--- Start Supplied data ---

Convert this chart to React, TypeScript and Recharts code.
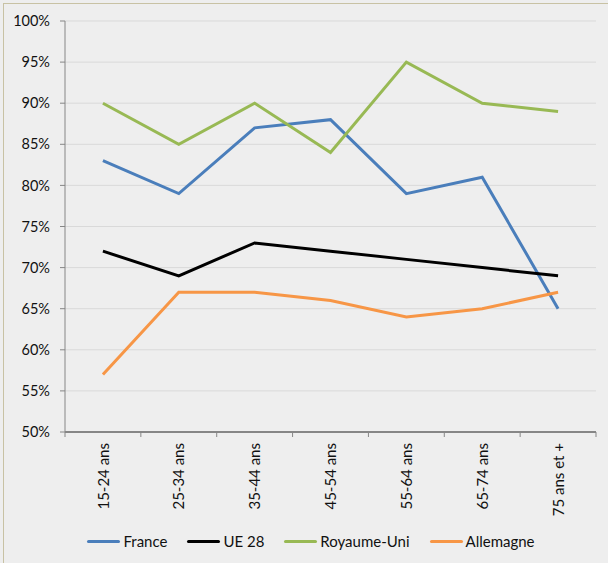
import { LineChart, Line, XAxis, YAxis, CartesianGrid, Legend } from "recharts"

const ageGroups = ["15-24 ans", "25-34 ans", "35-44 ans", "45-54 ans", "55-64 ans", "65-74 ans", "75 ans et +"]
const france = [83, 79, 87, 88, 79, 81, 65]
const ue28 = [72, 69, 73, 72, 71, 70, 69]
const royaumeUni = [90, 85, 90, 84, 95, 90, 89]
const allemagne = [57, 67, 67, 66, 64, 65, 67]
const yTicks = [50, 55, 60, 65, 70, 75, 80, 85, 90, 95, 100]

const seriesList = [
  { key: "France", values: france, color: "#4a7ebb" },
  { key: "UE 28", values: ue28, color: "#000000" },
  { key: "Royaume-Uni", values: royaumeUni, color: "#98b954" },
  { key: "Allemagne", values: allemagne, color: "#f79646" },
]

const data = ageGroups.map((label, i) => {
  const row: Record<string, string | number> = { label }
  seriesList.forEach((s) => (row[s.key] = s.values[i]))
  return row
})

const FONT = "Lato, 'Open Sans', sans-serif"

function AgeTick({ x, y, payload, index }: any) {
  const half = payload?.offset ?? 0
  return (
    <g>
      <line x1={x - half} x2={x - half} y1={y} y2={y + 5} stroke="#868686" />
      {index === ageGroups.length - 1 && (
        <line x1={x + half} x2={x + half} y1={y} y2={y + 5} stroke="#868686" />
      )}
      <text
        x={x}
        y={y + 11}
        dy="0.38em"
        textAnchor="end"
        transform={`rotate(-90, ${x}, ${y + 11})`}
        fontSize={15}
        fontFamily={FONT}
        fill="#111"
      >
        {payload.value}
      </text>
    </g>
  )
}

function LegendBox() {
  return (
    <div style={{ display: "flex", justifyContent: "center", alignItems: "center", fontFamily: FONT, fontSize: 15, color: "#111", paddingLeft: 34 }}>
      {seriesList.map((s) => (
        <div key={s.key} style={{ display: "flex", alignItems: "center", marginRight: 20 }}>
          <span style={{ display: "inline-block", width: 33, height: 3, background: s.color, borderRadius: 2, marginRight: 3 }} />
          <span>{s.key}</span>
        </div>
      ))}
    </div>
  )
}

export default function App() {
  return (
    <div style={{ position: "absolute", left: 0, top: 0, width: 608, height: 563, background: "#eeeeee", overflow: "hidden" }}>
      <div style={{ position: "absolute", left: 3, top: 3, right: 0, bottom: 0, borderLeft: "1px solid #c8c2a4", borderTop: "1px solid #c8c2a4" }} />
      <LineChart width={608} height={563} data={data} margin={{ top: 21, right: 12, left: 0, bottom: 0 }}>
        <CartesianGrid vertical={false} stroke="#d9d9d9" />
        <XAxis
          dataKey="label"
          scale="band"
          interval={0}
          height={91}
          tickLine={false}
          tickSize={0}
          tickMargin={0}
          axisLine={{ stroke: "#868686", strokeWidth: 2 }}
          tick={<AgeTick />}
        />
        <YAxis
          domain={[50, 100]}
          ticks={yTicks}
          width={65}
          tickFormatter={(v) => `${v}%`}
          axisLine={{ stroke: "#868686" }}
          tickLine={{ stroke: "#868686" }}
          tickSize={5}
          tickMargin={10}
          tick={{ fontSize: 14.5, fontFamily: FONT, fill: "#111" }}
        />
        <YAxis yAxisId="frame" orientation="right" width={0} tick={false} tickLine={false} axisLine={{ stroke: "#d9d9d9" }} />
        {seriesList.map((s) => (
          <Line
            key={s.key}
            dataKey={s.key}
            stroke={s.color}
            strokeWidth={3}
            dot={false}
            isAnimationActive={false}
          />
        ))}
        <Legend
          verticalAlign="bottom"
          height={40}
          content={<LegendBox />}
          wrapperStyle={{ top: 532, left: 0, width: 608 }}
        />
      </LineChart>
    </div>
  )
}
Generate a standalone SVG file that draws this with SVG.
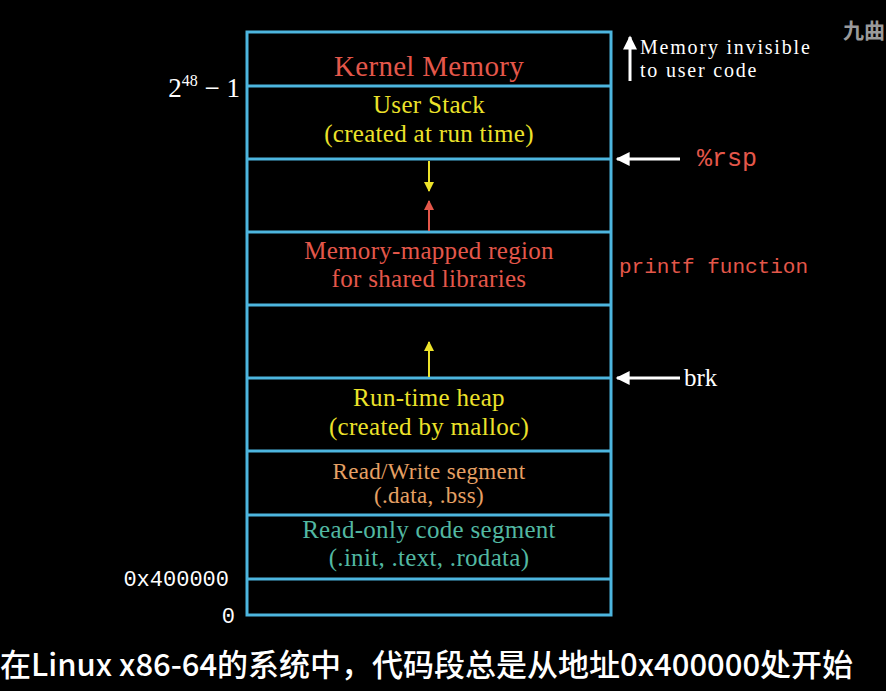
<svg xmlns="http://www.w3.org/2000/svg" width="886" height="691" viewBox="0 0 886 691">
<style>
.box{fill:none;stroke:#4db6df;stroke-width:3}
.div{stroke:#4db6df;stroke-width:3}
.serif{font-family:"Liberation Serif","DejaVu Serif",serif;text-anchor:middle;letter-spacing:0.3px}
.rs{font-family:"Liberation Serif","DejaVu Serif",serif;fill:#ffffff}
.mono{font-family:"Liberation Mono","DejaVu Sans Mono",monospace}
.red{fill:#e4574a}
.yellow{fill:#ece22a}
.orange{fill:#e6a064}
.teal{fill:#52b8a2}
.white{fill:#ffffff}
</style>
<defs>
<marker id="ahw" viewBox="0 0 10 10" refX="9" refY="5" markerWidth="16" markerHeight="14" markerUnits="userSpaceOnUse" orient="auto"><path d="M0,0 L10,5 L0,10 z" fill="#ffffff"/></marker>
<marker id="ahy" viewBox="0 0 10 10" refX="9" refY="5" markerWidth="10" markerHeight="10" markerUnits="userSpaceOnUse" orient="auto"><path d="M0,0 L10,5 L0,10 z" fill="#ece22a"/></marker>
<marker id="ahr" viewBox="0 0 10 10" refX="9" refY="5" markerWidth="10" markerHeight="10" markerUnits="userSpaceOnUse" orient="auto"><path d="M0,0 L10,5 L0,10 z" fill="#e4574a"/></marker>
</defs>
<rect x="0" y="0" width="886" height="691" fill="#000000"/>

<g id="memory-column">
<rect class="box" x="247" y="32" width="364" height="583"/>
<line class="div" x1="247" y1="86" x2="611" y2="86"/>
<line class="div" x1="247" y1="159" x2="611" y2="159"/>
<line class="div" x1="247" y1="232" x2="611" y2="232"/>
<line class="div" x1="247" y1="305" x2="611" y2="305"/>
<line class="div" x1="247" y1="378" x2="611" y2="378"/>
<line class="div" x1="247" y1="451" x2="611" y2="451"/>
<line class="div" x1="247" y1="515" x2="611" y2="515"/>
<line class="div" x1="247" y1="579" x2="611" y2="579"/>
</g>

<g id="kernel"><text class="serif red" x="429" y="76" font-size="29">Kernel Memory</text></g>
<g id="user-stack">
<text class="serif yellow" x="429" y="113" font-size="25">User Stack</text>
<text class="serif yellow" x="429" y="142" font-size="25">(created at run time)</text>
</g>
<g id="mmap">
<text class="serif red" x="429" y="259" font-size="25">Memory-mapped region</text>
<text class="serif red" x="429" y="287" font-size="25">for shared libraries</text>
</g>
<g id="heap">
<text class="serif yellow" x="429" y="406" font-size="25">Run-time heap</text>
<text class="serif yellow" x="429" y="435" font-size="25">(created by malloc)</text>
</g>
<g id="rw">
<text class="serif orange" x="429" y="479" font-size="23" letter-spacing="0.9">Read/Write segment</text>
<text class="serif orange" x="429" y="503" font-size="23" letter-spacing="0.9">(.data, .bss)</text>
</g>
<g id="ro">
<text class="serif teal" x="429" y="538" font-size="25">Read-only code segment</text>
<text class="serif teal" x="429" y="566" font-size="25">(.init, .text, .rodata)</text>
</g>

<g id="addr-labels">
<text class="rs" x="240" y="97" font-size="27" text-anchor="end">2<tspan font-size="16" dy="-11">48</tspan><tspan dy="11"> − 1</tspan></text>
<text class="mono white" x="229" y="586" font-size="22" text-anchor="end">0x400000</text>
<text class="mono white" x="235" y="623" font-size="22" text-anchor="end">0</text>
</g>

<g id="right-labels">
<text class="rs" x="640" y="54" font-size="20" letter-spacing="1.8">Memory invisible</text>
<text class="rs" x="640" y="77" font-size="20" letter-spacing="1.8">to user code</text>
<text class="mono red" x="697" y="166" font-size="25">%rsp</text>
<text class="mono red" x="619" y="273" font-size="21">printf function</text>
<text class="rs" x="684" y="386" font-size="25">brk</text>
</g>

<g id="connectors">
<line x1="630" y1="81" x2="630" y2="37" stroke="#fff" stroke-width="3" marker-end="url(#ahw)"/>
<line x1="680" y1="159" x2="617" y2="159" stroke="#fff" stroke-width="3" marker-end="url(#ahw)"/>
<line x1="680" y1="378" x2="617" y2="378" stroke="#fff" stroke-width="3" marker-end="url(#ahw)"/>
<line x1="429" y1="161" x2="429" y2="191" stroke="#ece22a" stroke-width="2" marker-end="url(#ahy)"/>
<line x1="429" y1="231" x2="429" y2="201" stroke="#e4574a" stroke-width="2" marker-end="url(#ahr)"/>
<line x1="429" y1="377" x2="429" y2="342" stroke="#ece22a" stroke-width="2" marker-end="url(#ahy)"/>
</g>

<text x="843" y="38" font-family="Noto Sans CJK SC, sans-serif" font-size="21" font-weight="bold" fill="#9a9a9a">九曲</text>
<text x="0" y="676" font-family="Noto Sans CJK SC, Noto Sans, sans-serif" font-size="31" font-weight="500" fill="#fff">在Linux x86-64的系统中，代码段总是从地址0x400000处开始</text>
</svg>
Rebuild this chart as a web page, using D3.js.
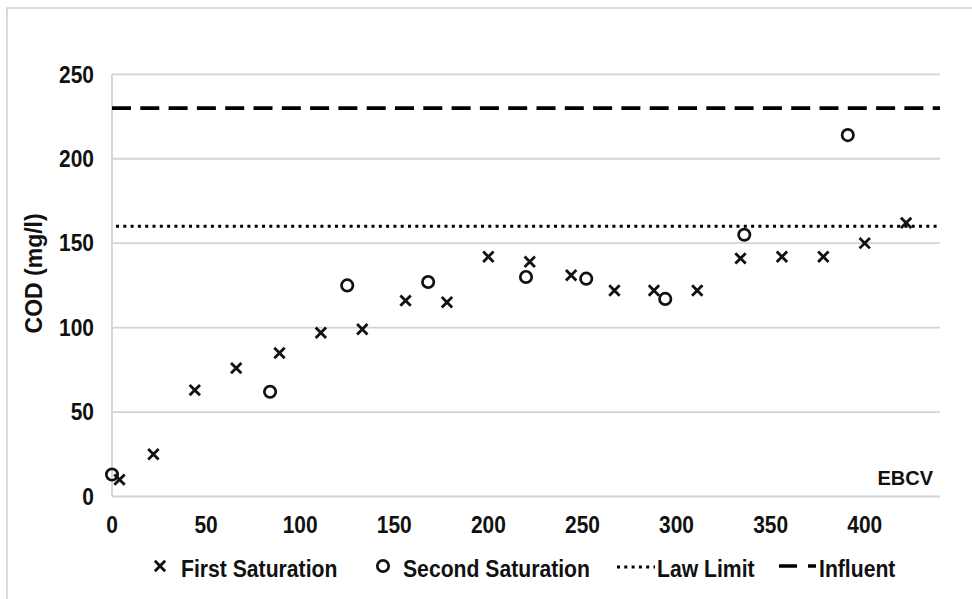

--- End Supplied data ---

Looking at the data above, how many lines hold the word "this"? Respond with the number alone.

● **Completed task**
3